Albiner menyebutkan, sebagian besar penderita kanker payudara yang ditanganinya berusia lanjut karena tidak mewaspadai sedini mungkin penyakit tersebut. Padahal, jika mendeteksi dini dan memeriksa ke dokter ketika ada benjolan satu hingga dua centimeter (cm), maka akan cukup menolong untuk dilakukan pencegahan.
Namun demikian, lanjutnya, yang sering terjadi pada pasien ketika ada benjolan kecil dibiarkan karena terkendala atau ada hambatan sosial. Misalnya, pasien yang sudah memiliki suami dan hendak memeriksakannya tentu harus meminta izin terlebih dahulu dan mertuanya. "Hal ini berdasarkan laporan di dalam forum Asia Pasifik, dimana hambatan sosial di Asia Tenggara penderita kanker payudara ini tidak independen. Artinya, pasien tidak bisa memutuskan untuk memeriksakan atau berobat ke dokter," bebernya.
Kabid Pelayanan Medis RS Murni Teguh dr Bangbang Buhari menambahkan, Oktober diperingati sebagai bulan kesadaran kanker payudara baik secara nasional maupun internasional. Tujuannya adalah meningkatkan kesadaran masyarakat pentingnya kesadaran dan deteksi dini kanker payudara.
Disebutkannya, program deteksi dini kanker payudara dilakukan dengan 'SADARI' yang dianjurkan American Cancer Society (ACS). Antara lain, usia 20-25 tahun SADARI satu bulan sekali hingga umur 50 tahun melakukan tujuh sampai 10 hari sesudah menstruasi.
Kemudian, usia 25-35 tahun SADARI satu bulan sekali disertai pemeriksaan dokter setiap tahun. Selanjutnya, usia 40 tahun melakukan mamografi, usia 35-59 tahun melakukan SADARI satu bulan sekali disertai pemeriksaan dokter tiap enam bulan, dan mamografi sesuai anjuran dokter. "Terkahir, usia 50 tahun melakukan SADARI satu bulan sekali disertai pemeriksaan dokter tiap enam bulan, dan mamografi satu tahun sekali," paparnya.
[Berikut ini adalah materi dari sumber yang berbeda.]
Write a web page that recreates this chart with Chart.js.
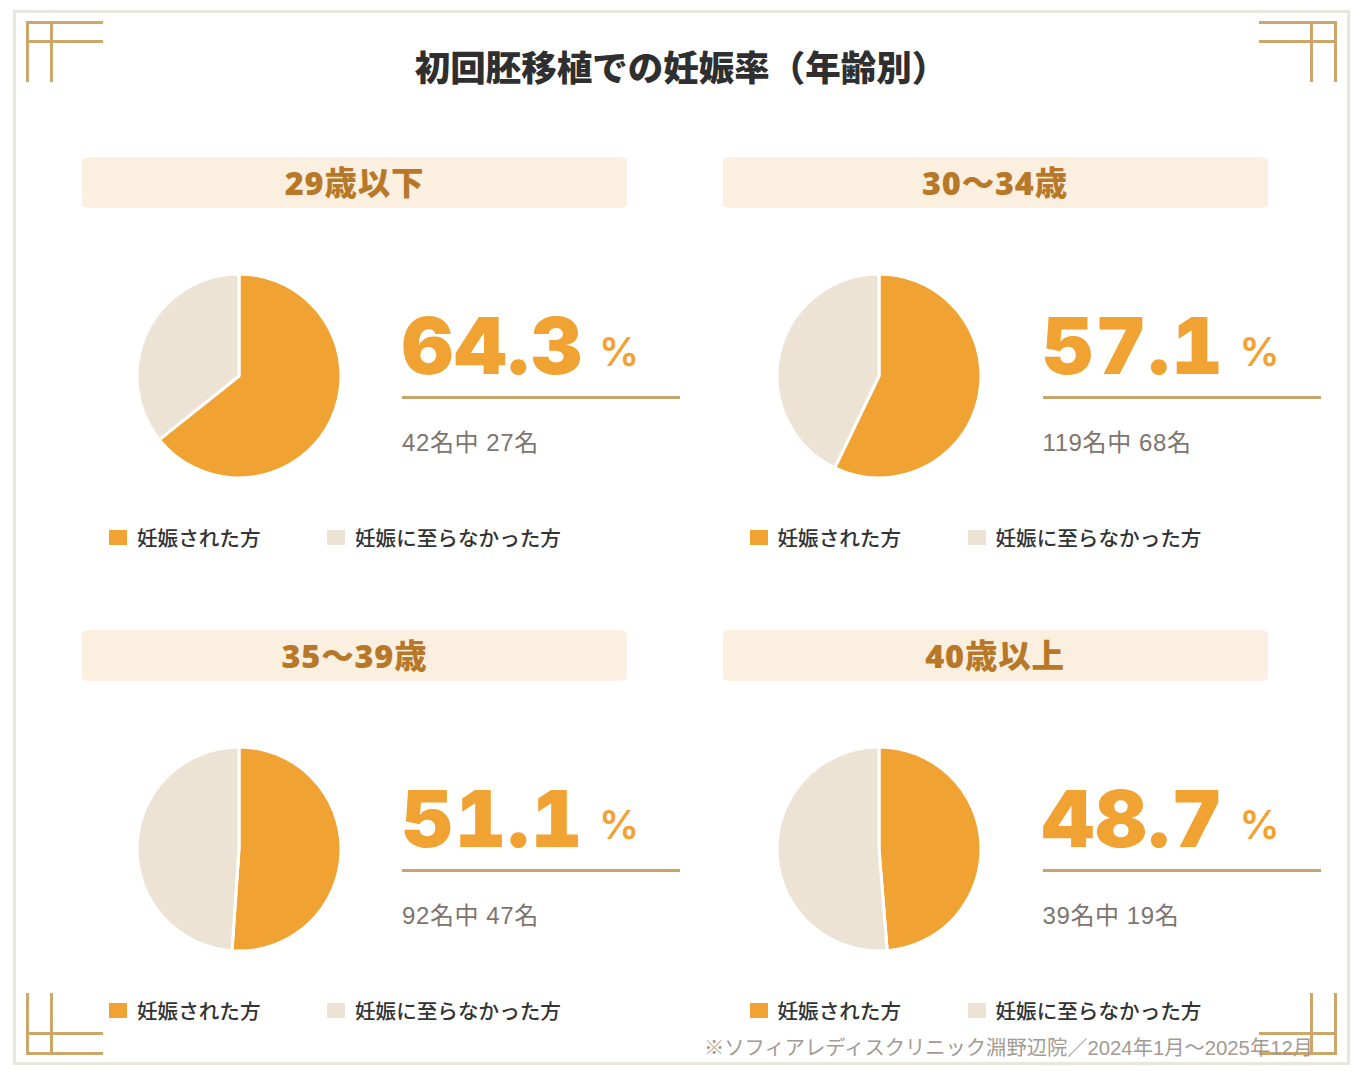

Cara melakukan SADARI ini, ujarnya, dengan meraba seluruh bagian payudara sesuai yang dianjurkan untuk merasakan ada sesuatu di dalam yang tidak biasa, atau adanya cairan dari puting susu. Kemudian, berbaring dan menaruh bantal pada sisi payudara yang akan diperiksa. "Posisi lengan pada sisi payudara yang diperiksa diletakkan di belakang kepala," imbuhnya.
Berikutnya, sambung dia, dengan tangan yang bebas gunakan tiga jari dalam posisi sejajar dengan payudara (bukan tegak lurus) untuk memeriksa seluruh area payudara. Tekan dengan gerakan memutar dan naik-turun, awali dari daerah ketiak turun ke bawah lalu naik lagi sampai seluruh area payudara terperiksa termasuk daerah puting susu.
"Jika merasakan sesuatu yang tidak wajar, perhatikan baik-baik dan ulangi serta bandingkan dengan daerah lainnya. Kelainan yang teraba dapat berbentuk benjolan yang agak keras dan tidak menghilang setelah 2 kali siklus menstruasi. Jadi jangan tunggu, segera periksakan diri ke dokter jika benjolan tidak hilang, atau benjolan tumbuh semakin besar, atau ada cairan keluar dari puting," sebutnya.
Sementara itu, tambahnya, jumlah pasien kanker payudara yang ditangani di RS Murni Teguh terjadi peningkatan dari tahun 2018 ke 2019. Pada tahun 2018, berjumlah 1.392, sedangkan 2019 mencapai 1.526. "Jumlah pasien kanker payudara di tahun 2019 ada 1.366 orang (rawat jalan) dan 160 orang untuk rawat inap (data Januari-September). Penyakit kanker payudara ini merupakan peringkat pertama di RS Murni Teguh ditahun 2018 dan 2019," tukasnya.